The range of Asynt DrySyn heating blocks supplied to the new facility will help familiarize secondary school pupils with the procedures and equipment they will encounter in a modern chemistry laboratory.

Dr. Peter Hoare, the University’s Chemistry Outreach Officer, said “For many secondary schools, a well equipped laboratory is prohibitively expensive and our Outreach laboratory will allow many more pupils to conduct interesting and inspiring experiments. Schools can either choose from a bank of standard experiments or undertake their own. Even basic laboratory heating devices like hotplate stirrers and heating mantles may not be available in many schools, and using the DrySyn units we can perform some of the key processes in synthetic chemistry like distillation or refluxing. The DrySyn approach is very economical and flexible - rather than use a dedicated heating mantle to heat a round-bottomed flask, we can use a DrySyn insert on a standard hotplate and then use the same hotplate to heat a flat bottomed beaker - and of course much it’s safer than oil baths. We have a range of DrySyn units covering vessels from 50ml to two litres.”

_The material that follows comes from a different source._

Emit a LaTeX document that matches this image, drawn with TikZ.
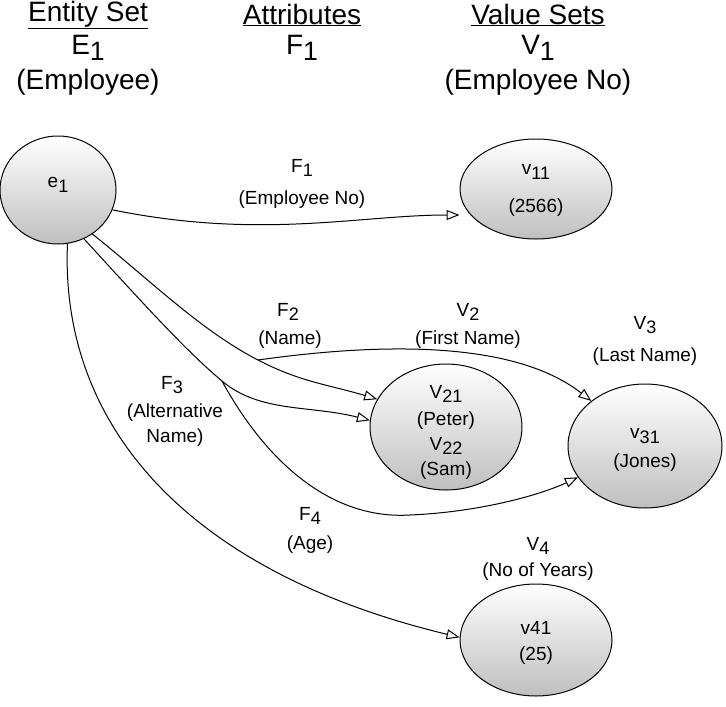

According to Martyn Fordham, Asynt’s Managing Director, over 25,000 DrySyn laboratory heating and cooling blocks have now been supplied worldwide. Units are available to handle volumes from 1ml to five litres. The latest DrySyn versions are 25% faster than messy, dangerous oil baths and can heat a reaction flask to 300°C, while at the other end of the temperature range a standard laboratory chiller supplies the cooling (down to -30°C) for the unique, recently patented DrySyn Cool.